Ясно, что если человек принял стабильность, вековой обычай в качестве верховной ценности, то освещенной тем самым оказалась и репродукция как в форме личного установившегося навыка, так и в форме навыка социального. Отсюда требование слияния нравственности, морали и права в обычай: «Не ясно ли, что для создания новых, подлинно народных обычаев и праздников необходима нравственная и психологическая атмосфера, которая невозможна без идеальной гармонии прав и обязанностей личности и общества, не знающего классовых противоречий. Такую атмосферу искусственно организовать нельзя. Она возникает там, где право в то же время есть обязанность, а обязанность - право, там, где закон и обычай идентичны или закон стал обычаем, обычай единственным законом, регламентирующим отношения людей, будучи разумным обобщением этих отношений в реальной жизни» (с. 244). Некоторые наши теоретики морали и права советуют уже сейчас заняться этим делом - поисками и законодательным закреплением стихийно сложившихся «коммунистических» обычаев, то есть советуют действовать в духе «средних законов» Беневоленского: «Средние законы имеют в себе то удобство, что всякий, читая их, говорит: какая глупость! а между тем всякий же неудержимо стремится исполнять их. Ежели бы, например, издать такой закон: «всякий да яст», то это будет именно образец тех средних законов, к выполнению которых каждый устремляется без малейших мер понуждения. Ты спросишь меня, друг: зачем же издавать такие законы, которые и без того всеми исполняются? На это отвечу: цель издания законов двоякая: одни издаются для вящего народов и стран устроения, другие для того, чтобы законодатели не коснели в праздности» (6, с. 56).
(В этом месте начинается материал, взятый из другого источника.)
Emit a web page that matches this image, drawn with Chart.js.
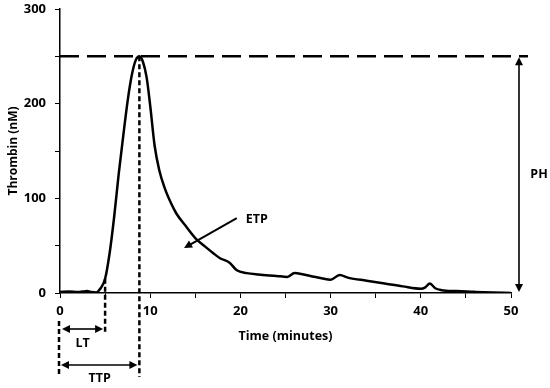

Не чужд этой концепции законодательной деятельности и Джусойты, поскольку его «максимальный демократизм» и есть область действия средних законов, «к выполнению которых каждый устремляется без малейших мер понуждения», и поскольку на этот раз идея среднего закона используется активно и «лишенный зависти» демиург Джусойты, паря над райскими кущами древнего Эдема, «возжелал», чтобы все там были, он через Джусойтыфилософа открывает его современникам путь в землю обетованную: «Если мы желаем, чтобы наш современный идеал нравственного величия человеческой личности стал у потомков обычаем, естественным проявлением человеческого «я» в повседневном быту, мы должны сегодня создавать необходимую для обычая нравственную атмосферу всеобщего братства, гармонию прав и обязанностей личности и общества» (с. 252). Предки всегда желали такого потомкам, и мы в этом смысле не исключение, но вот както не встречались еще такие потомки, которые беспрекословно следовали бы предначертаниям предков. Да и как в нее попасть, в эту землю обетованную?